雄山に着く頃には、すっかり晴天になっていた。
ゆっくり時間を過ごして山頂を満喫したら、縦走路へと進もう。
大汝山、富士ノ折立と稜線を歩く。進む先には剱岳、振り返れば過ぎてきた峰々、青空の下でここを歩ける幸福感。
肝心なところでは、ちゃんと晴れてくれる。持ってるな。
富士ノ折立を超えると、岩がちだった稜線は荒涼とした砂礫の道へと様子を変える。
急な斜面を鞍部へと下り、緩やかに真砂岳を過ぎて、別山へと登っていく。青い空に映える大きな山だ。
別山からは二日前に歩いた道だ。
別山乗越へと向かっていくうちにガスが上がってきて、たちまち風景を隠してしまった。まあしかたないか。それにしても雄山から別山までのメインパートを青空の下で歩けたのだから最高だ。

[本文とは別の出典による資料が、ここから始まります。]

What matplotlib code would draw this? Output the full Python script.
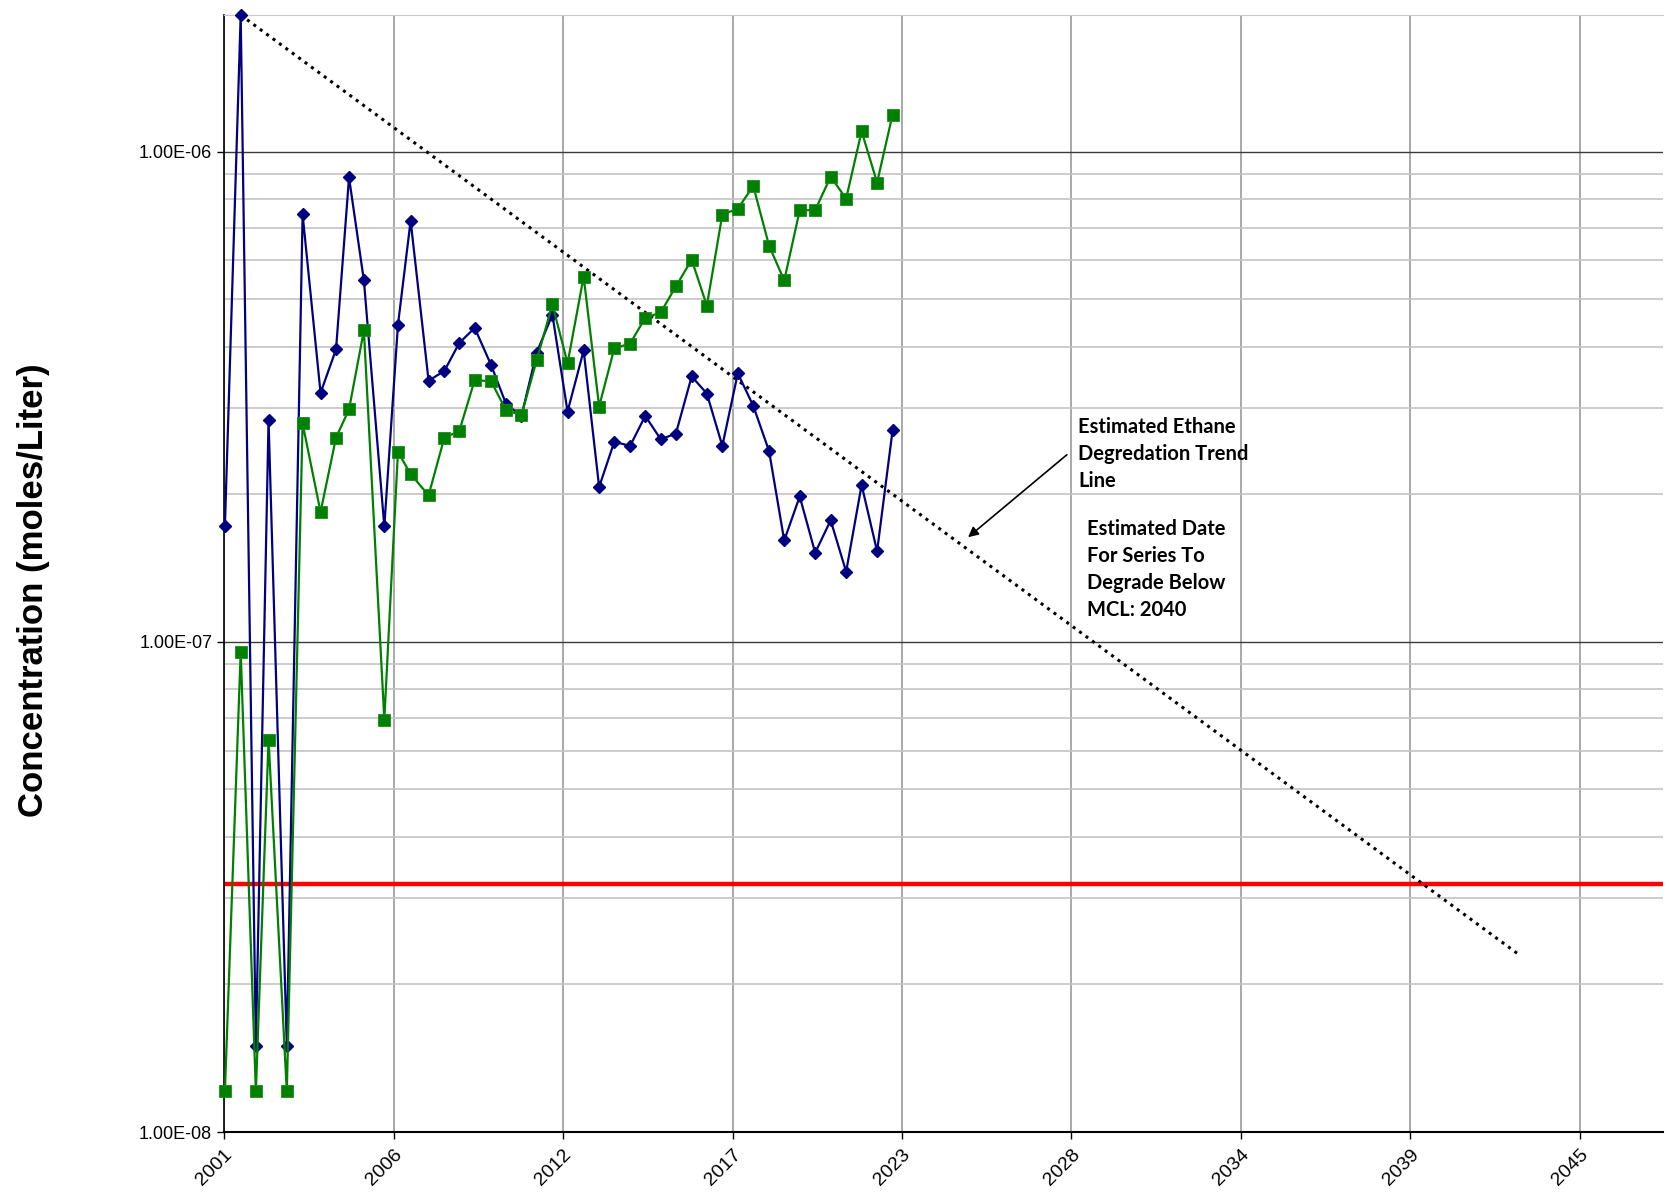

乗越から劔御前へ向かった。劔御前から剱岳が見えないのは冴えないが、いちおうピークまでは行っておこう。周囲の風景は見えないが、頭の上には青空が広がっている。自分の立っているところだけが晴れているのだ。
メインルートの賑わいから離れ、ひと気のない稜線を歩いていく。
そろそろ劔御前に着くころだなと思い前方に目をやると、山頂の向こうの空間に、ガスの中から剱岳が現れていた。
走った。
ガスの切れ間にたまたま見えただけだ、すぐにまた隠れてしまうだろう。どうせなら山頂から見たい。山頂まで200mくらいだろうか。ダッシュで行くから待っててくれ。
平坦な稜線を走り、最後の登りを駆け上がって劔御前に着いた。目の前にはガスに巻かれつつある剱岳が聳えていた。
うん、ちゃんと山頂からの景色を見せてくれている。どうやら今回の山旅も祝福されているようだ。
そんな気持ちを胸にして、雷鳥沢へ下山した。
今夜もここに宿泊する。
夕飯は昨日に続いて茹でただけのマカロニだけど、貧相な食事でも心は満たされていた。